US Title:Money Puzzle Exchanger
Japanese Title:Money Idol Exchanger
Size:78 Megs
Home Release?No
MVS Release?Yes
CD Release?No

Money Puzzle Exchanger (MVS)
by Dan Elektro

Finally--a game that blends white-knuckle puzzle action with the glamorous world of...accounting! While the financial setup of Money Puzzle Exchanger might look boring at first, it's easily one of the better mind-twisters that the Neo-Geo has to offer. Whoever said "money is the root of all evil" never played this.
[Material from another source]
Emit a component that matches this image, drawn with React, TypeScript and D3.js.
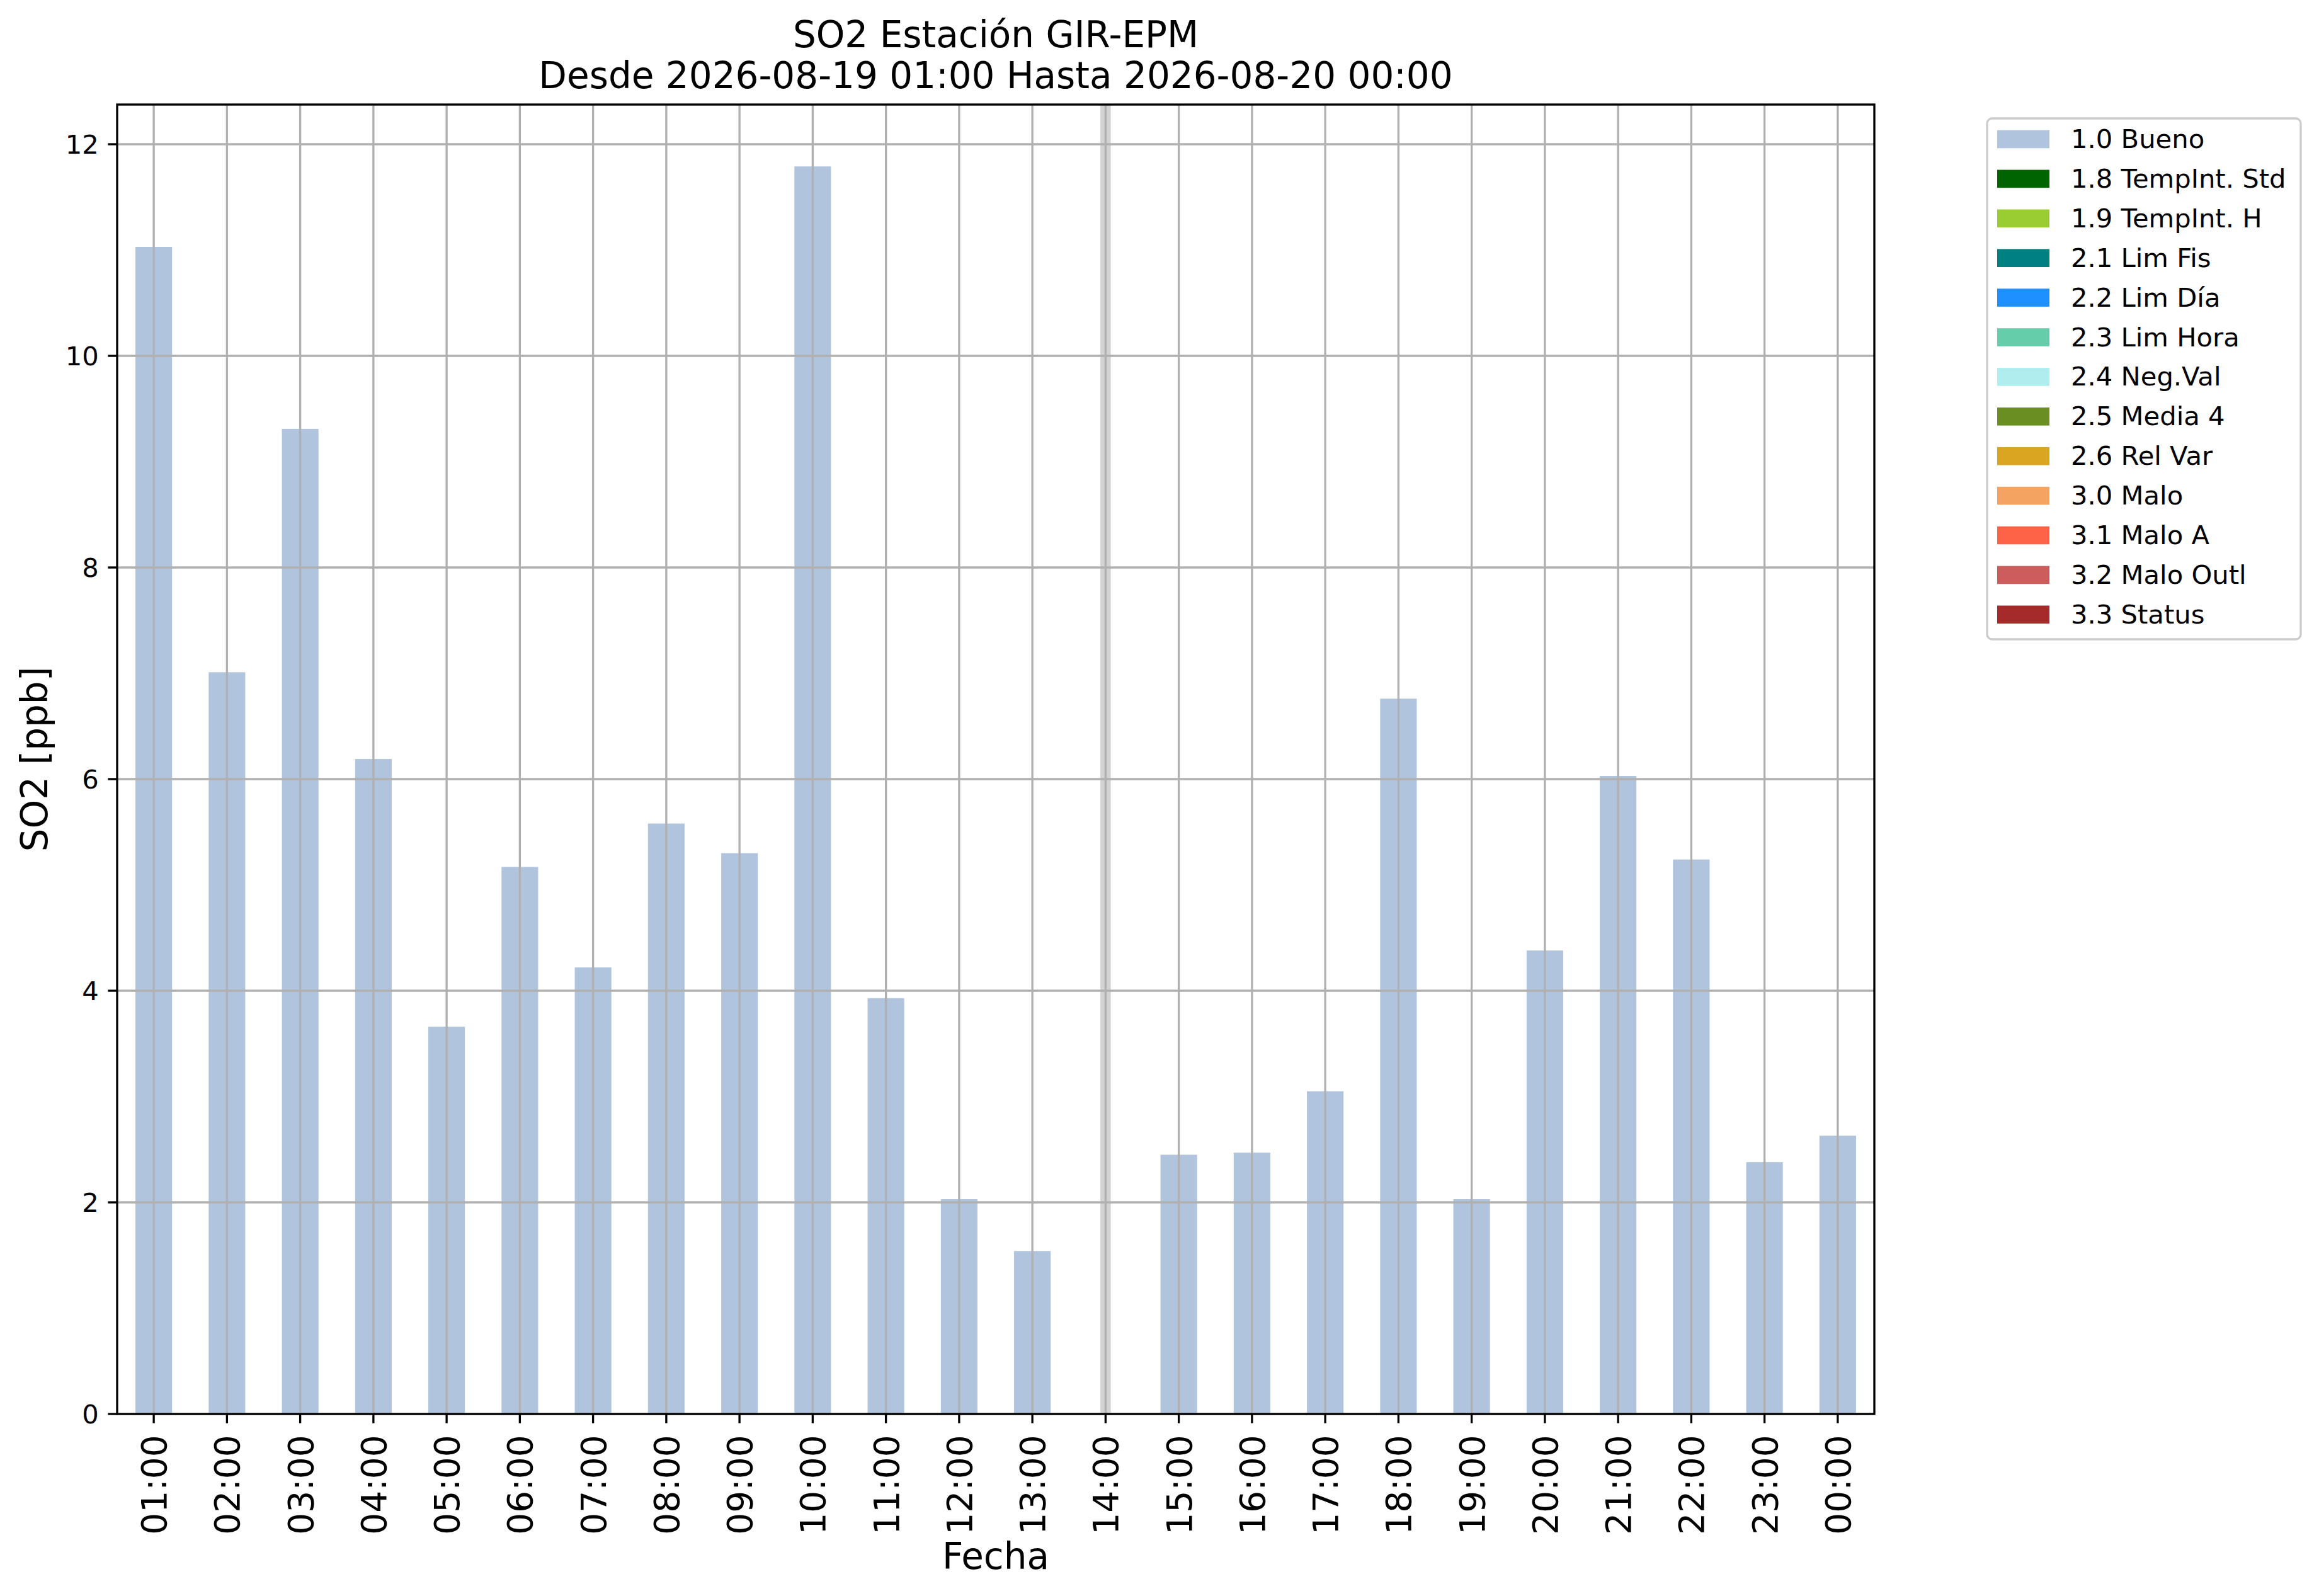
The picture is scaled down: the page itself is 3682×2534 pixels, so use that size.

MPE combines the gameplay mechanics of the Magical Drop games with some lightning-fast coin-counting addition--call it "Mathical Drop." Instead of bubbles, MPE players (most of whom are presented as schoolchildren in pastel-colored fantasy costumes) stack coins that combine to make higher denominations--five 1 coins will turn into a single 5, two 5's become a 10, five 10's turn into 50 and so forth, on up to 500 (two of those will disappear completely). One-player games offer either solo endurance rounds or matches against a ladder of CPU opponents, but as with MD, it's the two-player mode that makes the game the most fun.


Gameplay & Control: 9/10

If you're familiar with Magical Drop II, the controls on MPE will feel instantly natural--they're essentially the same. They're just as responsive too--pull coins down with one button and toss them back into the puzzle with another, all at a fast pace. (If you try this game via MAME, be warned--there may be slowdown through your emulator, but there isn't any on the real MVS cart.) One nice tweak from the MD games is that coins do not always have to be stacked in a line to merge or disappear--as long as five (or, in some cases, two) of the same coin are touching on any of their four sides (diagonals don't count), a combo starts. Sideways stacking is the concession offered in exchange for the extra mental task of doing basic addition in your head while you play, and it's a fair trade-off. The mental math does make the game inherently harder than Magical Drop, though.


Graphics: 7/10

The graphics are cutesy-wootsey, full of people that look like they just stepped out of a Sailor Moon convention, or at the very least, a Sanrio shop. But that's the look the game was going for--pastel and friendly--so that's not a complaint. It's worth noting that, thanks to some creative clothing, a few of the female characters in the game are neither cutesy nor wootsey. Beyond that, it's just a 2D puzzler with a clean look and no special effects of note.


Sound/Music: 6/10

The audio matches the video--happy, poppy, non-threatening, pleasant-in-that-Japanese-pop-way melodies loop in the background while the characters utter the occasional adorable phrase (except for Mightdealer, whose laugh is downright annoying). Nothing exceptional but nothing too annoying.


Replay Value: 9/10

A game this weird has its own gravitational pull. It takes the core gameplay of Magical Drop and puts a unique spin on it, making it arguably more difficult than its bubble-bursting sibling--a good thing if you've aced MD and want to work new areas of your brain.


Overall: 9/10

Money Puzzle Exchanger's approach can be summed up in three words: Cute! Cute! Cute! But don't let that scare you away. There's some exceptional puzzle gameplay lurking behind the cotton-candy exterior, and despite its numerous similarities to Magical Drop, it still feels like its own game. This Japanese-only MVS cart is a bit on the expensive side, but it's worth blowing the $100 or so if you really enjoy Magical Drop II or you're trying to teach yourself basic addition. After's only money, right?